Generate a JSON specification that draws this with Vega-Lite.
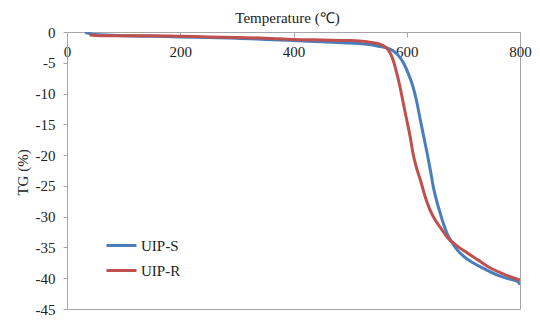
{
  "$schema": "https://vega.github.io/schema/vega-lite/v6.json",
  "width": 453,
  "height": 277,
  "autosize": {"type": "none"},
  "padding": {"left": 67, "top": 32, "right": 20, "bottom": 11},
  "background": "white",
  "config": {
    "font": "Liberation Serif",
    "view": {"stroke": "#A6A6A6", "strokeWidth": 1},
    "axis": {
      "grid": false,
      "domainColor": "#A6A6A6",
      "tickColor": "#A6A6A6",
      "labelColor": "#222222",
      "titleColor": "#222222",
      "labelFont": "Liberation Serif",
      "titleFont": "Liberation Serif",
      "labelFontSize": 15,
      "titleFontSize": 15,
      "titleFontWeight": "normal"
    },
    "legend": {"labelFont": "Liberation Serif"}
  },
  "data": {
    "values": [
      {"T": 32, "TG": -0.1, "series": "UIP-S"},
      {"T": 50, "TG": -0.4, "series": "UIP-S"},
      {"T": 100, "TG": -0.6, "series": "UIP-S"},
      {"T": 150, "TG": -0.7, "series": "UIP-S"},
      {"T": 200, "TG": -0.8, "series": "UIP-S"},
      {"T": 250, "TG": -0.9, "series": "UIP-S"},
      {"T": 300, "TG": -1.0, "series": "UIP-S"},
      {"T": 350, "TG": -1.2, "series": "UIP-S"},
      {"T": 400, "TG": -1.4, "series": "UIP-S"},
      {"T": 450, "TG": -1.6, "series": "UIP-S"},
      {"T": 500, "TG": -1.8, "series": "UIP-S"},
      {"T": 530, "TG": -2.0, "series": "UIP-S"},
      {"T": 550, "TG": -2.3, "series": "UIP-S"},
      {"T": 565, "TG": -2.6, "series": "UIP-S"},
      {"T": 575, "TG": -3.0, "series": "UIP-S"},
      {"T": 585, "TG": -3.8, "series": "UIP-S"},
      {"T": 594, "TG": -5.0, "series": "UIP-S"},
      {"T": 603, "TG": -6.8, "series": "UIP-S"},
      {"T": 611, "TG": -8.9, "series": "UIP-S"},
      {"T": 618, "TG": -11.5, "series": "UIP-S"},
      {"T": 624, "TG": -14.3, "series": "UIP-S"},
      {"T": 630, "TG": -17.0, "series": "UIP-S"},
      {"T": 636, "TG": -19.7, "series": "UIP-S"},
      {"T": 642, "TG": -22.6, "series": "UIP-S"},
      {"T": 647, "TG": -25.2, "series": "UIP-S"},
      {"T": 653, "TG": -27.5, "series": "UIP-S"},
      {"T": 659, "TG": -29.4, "series": "UIP-S"},
      {"T": 665, "TG": -31.2, "series": "UIP-S"},
      {"T": 671, "TG": -32.7, "series": "UIP-S"},
      {"T": 680, "TG": -34.2, "series": "UIP-S"},
      {"T": 689, "TG": -35.4, "series": "UIP-S"},
      {"T": 700, "TG": -36.4, "series": "UIP-S"},
      {"T": 717, "TG": -37.5, "series": "UIP-S"},
      {"T": 740, "TG": -38.6, "series": "UIP-S"},
      {"T": 760, "TG": -39.5, "series": "UIP-S"},
      {"T": 780, "TG": -40.1, "series": "UIP-S"},
      {"T": 795, "TG": -40.5, "series": "UIP-S"},
      {"T": 800, "TG": -41.0, "series": "UIP-S"},
      {"T": 40, "TG": -0.5, "series": "UIP-R"},
      {"T": 60, "TG": -0.6, "series": "UIP-R"},
      {"T": 100, "TG": -0.6, "series": "UIP-R"},
      {"T": 150, "TG": -0.6, "series": "UIP-R"},
      {"T": 200, "TG": -0.7, "series": "UIP-R"},
      {"T": 250, "TG": -0.8, "series": "UIP-R"},
      {"T": 300, "TG": -0.9, "series": "UIP-R"},
      {"T": 350, "TG": -1.0, "series": "UIP-R"},
      {"T": 400, "TG": -1.2, "series": "UIP-R"},
      {"T": 450, "TG": -1.3, "series": "UIP-R"},
      {"T": 500, "TG": -1.4, "series": "UIP-R"},
      {"T": 530, "TG": -1.6, "series": "UIP-R"},
      {"T": 550, "TG": -1.9, "series": "UIP-R"},
      {"T": 560, "TG": -2.3, "series": "UIP-R"},
      {"T": 568, "TG": -3.0, "series": "UIP-R"},
      {"T": 575, "TG": -4.3, "series": "UIP-R"},
      {"T": 581, "TG": -6.2, "series": "UIP-R"},
      {"T": 588, "TG": -8.9, "series": "UIP-R"},
      {"T": 594, "TG": -11.6, "series": "UIP-R"},
      {"T": 600, "TG": -14.3, "series": "UIP-R"},
      {"T": 606, "TG": -17.0, "series": "UIP-R"},
      {"T": 611, "TG": -19.7, "series": "UIP-R"},
      {"T": 617, "TG": -22.0, "series": "UIP-R"},
      {"T": 624, "TG": -24.0, "series": "UIP-R"},
      {"T": 632, "TG": -26.6, "series": "UIP-R"},
      {"T": 641, "TG": -28.9, "series": "UIP-R"},
      {"T": 650, "TG": -30.5, "series": "UIP-R"},
      {"T": 659, "TG": -31.7, "series": "UIP-R"},
      {"T": 671, "TG": -33.3, "series": "UIP-R"},
      {"T": 688, "TG": -34.7, "series": "UIP-R"},
      {"T": 707, "TG": -35.9, "series": "UIP-R"},
      {"T": 727, "TG": -37.1, "series": "UIP-R"},
      {"T": 747, "TG": -38.3, "series": "UIP-R"},
      {"T": 770, "TG": -39.3, "series": "UIP-R"},
      {"T": 790, "TG": -40.0, "series": "UIP-R"},
      {"T": 800, "TG": -40.3, "series": "UIP-R"}
    ]
  },
  "mark": {"type": "line", "strokeWidth": 3, "interpolate": "monotone", "clip": true},
  "encoding": {
    "x": {
      "field": "T",
      "type": "quantitative",
      "scale": {"domain": [0, 800], "nice": false, "zero": false},
      "axis": {
        "orient": "top",
        "values": [0, 200, 400, 600, 800],
        "title": "Temperature (℃)",
        "titleX": 220,
        "titleY": -10,
        "titleBaseline": "alphabetic",
        "tickSize": -5,
        "labelBaseline": "top",
        "labelPadding": -7,
        "labelFlush": false
      }
    },
    "y": {
      "field": "TG",
      "type": "quantitative",
      "scale": {"domain": [-45, 0], "nice": false},
      "axis": {
        "values": [0, -5, -10, -15, -20, -25, -30, -35, -40, -45],
        "labelExpr": "'' + datum.value",
        "title": "TG (%)",
        "titleX": -45,
        "titleY": 140,
        "titleBaseline": "middle",
        "tickSize": 4,
        "labelPadding": 8,
        "labelFlush": false
      }
    },
    "color": {
      "field": "series",
      "type": "nominal",
      "scale": {"domain": ["UIP-S", "UIP-R"], "range": ["#4A7EBB", "#C0504D"]},
      "legend": {
        "title": null,
        "orient": "none",
        "legendX": 38,
        "legendY": 197,
        "symbolType": "stroke",
        "symbolSize": 900,
        "symbolStrokeWidth": 3,
        "labelFontSize": 15,
        "labelColor": "#222222",
        "labelOffset": 3,
        "rowPadding": -3
      }
    }
  }
}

========================================

## Brief
Omitting all images, print the listing exactly.

## Task result
Generate a JSON specification that draws this with Vega-Lite.
{
  "$schema": "https://vega.github.io/schema/vega-lite/v6.json",
  "width": 453,
  "height": 277,
  "autosize": {"type": "none"},
  "padding": {"left": 67, "top": 32, "right": 20, "bottom": 11},
  "background": "white",
  "config": {
    "font": "Liberation Serif",
    "view": {"stroke": "#A6A6A6", "strokeWidth": 1},
    "axis": {
      "grid": false,
      "domainColor": "#A6A6A6",
      "tickColor": "#A6A6A6",
      "labelColor": "#222222",
      "titleColor": "#222222",
      "labelFont": "Liberation Serif",
      "titleFont": "Liberation Serif",
      "labelFontSize": 15,
      "titleFontSize": 15,
      "titleFontWeight": "normal"
    },
    "legend": {"labelFont": "Liberation Serif"}
  },
  "data": {
    "values": [
      {"T": 32, "TG": -0.1, "series": "UIP-S"},
      {"T": 50, "TG": -0.4, "series": "UIP-S"},
      {"T": 100, "TG": -0.6, "series": "UIP-S"},
      {"T": 150, "TG": -0.7, "series": "UIP-S"},
      {"T": 200, "TG": -0.8, "series": "UIP-S"},
      {"T": 250, "TG": -0.9, "series": "UIP-S"},
      {"T": 300, "TG": -1.0, "series": "UIP-S"},
      {"T": 350, "TG": -1.2, "series": "UIP-S"},
      {"T": 400, "TG": -1.4, "series": "UIP-S"},
      {"T": 450, "TG": -1.6, "series": "UIP-S"},
      {"T": 500, "TG": -1.8, "series": "UIP-S"},
      {"T": 530, "TG": -2.0, "series": "UIP-S"},
      {"T": 550, "TG": -2.3, "series": "UIP-S"},
      {"T": 565, "TG": -2.6, "series": "UIP-S"},
      {"T": 575, "TG": -3.0, "series": "UIP-S"},
      {"T": 585, "TG": -3.8, "series": "UIP-S"},
      {"T": 594, "TG": -5.0, "series": "UIP-S"},
      {"T": 603, "TG": -6.8, "series": "UIP-S"},
      {"T": 611, "TG": -8.9, "series": "UIP-S"},
      {"T": 618, "TG": -11.5, "series": "UIP-S"},
      {"T": 624, "TG": -14.3, "series": "UIP-S"},
      {"T": 630, "TG": -17.0, "series": "UIP-S"},
      {"T": 636, "TG": -19.7, "series": "UIP-S"},
      {"T": 642, "TG": -22.6, "series": "UIP-S"},
      {"T": 647, "TG": -25.2, "series": "UIP-S"},
      {"T": 653, "TG": -27.5, "series": "UIP-S"},
      {"T": 659, "TG": -29.4, "series": "UIP-S"},
      {"T": 665, "TG": -31.2, "series": "UIP-S"},
      {"T": 671, "TG": -32.7, "series": "UIP-S"},
      {"T": 680, "TG": -34.2, "series": "UIP-S"},
      {"T": 689, "TG": -35.4, "series": "UIP-S"},
      {"T": 700, "TG": -36.4, "series": "UIP-S"},
      {"T": 717, "TG": -37.5, "series": "UIP-S"},
      {"T": 740, "TG": -38.6, "series": "UIP-S"},
      {"T": 760, "TG": -39.5, "series": "UIP-S"},
      {"T": 780, "TG": -40.1, "series": "UIP-S"},
      {"T": 795, "TG": -40.5, "series": "UIP-S"},
      {"T": 800, "TG": -41.0, "series": "UIP-S"},
      {"T": 40, "TG": -0.5, "series": "UIP-R"},
      {"T": 60, "TG": -0.6, "series": "UIP-R"},
      {"T": 100, "TG": -0.6, "series": "UIP-R"},
      {"T": 150, "TG": -0.6, "series": "UIP-R"},
      {"T": 200, "TG": -0.7, "series": "UIP-R"},
      {"T": 250, "TG": -0.8, "series": "UIP-R"},
      {"T": 300, "TG": -0.9, "series": "UIP-R"},
      {"T": 350, "TG": -1.0, "series": "UIP-R"},
      {"T": 400, "TG": -1.2, "series": "UIP-R"},
      {"T": 450, "TG": -1.3, "series": "UIP-R"},
      {"T": 500, "TG": -1.4, "series": "UIP-R"},
      {"T": 530, "TG": -1.6, "series": "UIP-R"},
      {"T": 550, "TG": -1.9, "series": "UIP-R"},
      {"T": 560, "TG": -2.3, "series": "UIP-R"},
      {"T": 568, "TG": -3.0, "series": "UIP-R"},
      {"T": 575, "TG": -4.3, "series": "UIP-R"},
      {"T": 581, "TG": -6.2, "series": "UIP-R"},
      {"T": 588, "TG": -8.9, "series": "UIP-R"},
      {"T": 594, "TG": -11.6, "series": "UIP-R"},
      {"T": 600, "TG": -14.3, "series": "UIP-R"},
      {"T": 606, "TG": -17.0, "series": "UIP-R"},
      {"T": 611, "TG": -19.7, "series": "UIP-R"},
      {"T": 617, "TG": -22.0, "series": "UIP-R"},
      {"T": 624, "TG": -24.0, "series": "UIP-R"},
      {"T": 632, "TG": -26.6, "series": "UIP-R"},
      {"T": 641, "TG": -28.9, "series": "UIP-R"},
      {"T": 650, "TG": -30.5, "series": "UIP-R"},
      {"T": 659, "TG": -31.7, "series": "UIP-R"},
      {"T": 671, "TG": -33.3, "series": "UIP-R"},
      {"T": 688, "TG": -34.7, "series": "UIP-R"},
      {"T": 707, "TG": -35.9, "series": "UIP-R"},
      {"T": 727, "TG": -37.1, "series": "UIP-R"},
      {"T": 747, "TG": -38.3, "series": "UIP-R"},
      {"T": 770, "TG": -39.3, "series": "UIP-R"},
      {"T": 790, "TG": -40.0, "series": "UIP-R"},
      {"T": 800, "TG": -40.3, "series": "UIP-R"}
    ]
  },
  "mark": {"type": "line", "strokeWidth": 3, "interpolate": "monotone", "clip": true},
  "encoding": {
    "x": {
      "field": "T",
      "type": "quantitative",
      "scale": {"domain": [0, 800], "nice": false, "zero": false},
      "axis": {
        "orient": "top",
        "values": [0, 200, 400, 600, 800],
        "title": "Temperature (℃)",
        "titleX": 220,
        "titleY": -10,
        "titleBaseline": "alphabetic",
        "tickSize": -5,
        "labelBaseline": "top",
        "labelPadding": -7,
        "labelFlush": false
      }
    },
    "y": {
      "field": "TG",
      "type": "quantitative",
      "scale": {"domain": [-45, 0], "nice": false},
      "axis": {
        "values": [0, -5, -10, -15, -20, -25, -30, -35, -40, -45],
        "labelExpr": "'' + datum.value",
        "title": "TG (%)",
        "titleX": -45,
        "titleY": 140,
        "titleBaseline": "middle",
        "tickSize": 4,
        "labelPadding": 8,
        "labelFlush": false
      }
    },
    "color": {
      "field": "series",
      "type": "nominal",
      "scale": {"domain": ["UIP-S", "UIP-R"], "range": ["#4A7EBB", "#C0504D"]},
      "legend": {
        "title": null,
        "orient": "none",
        "legendX": 38,
        "legendY": 197,
        "symbolType": "stroke",
        "symbolSize": 900,
        "symbolStrokeWidth": 3,
        "labelFontSize": 15,
        "labelColor": "#222222",
        "labelOffset": 3,
        "rowPadding": -3
      }
    }
  }
}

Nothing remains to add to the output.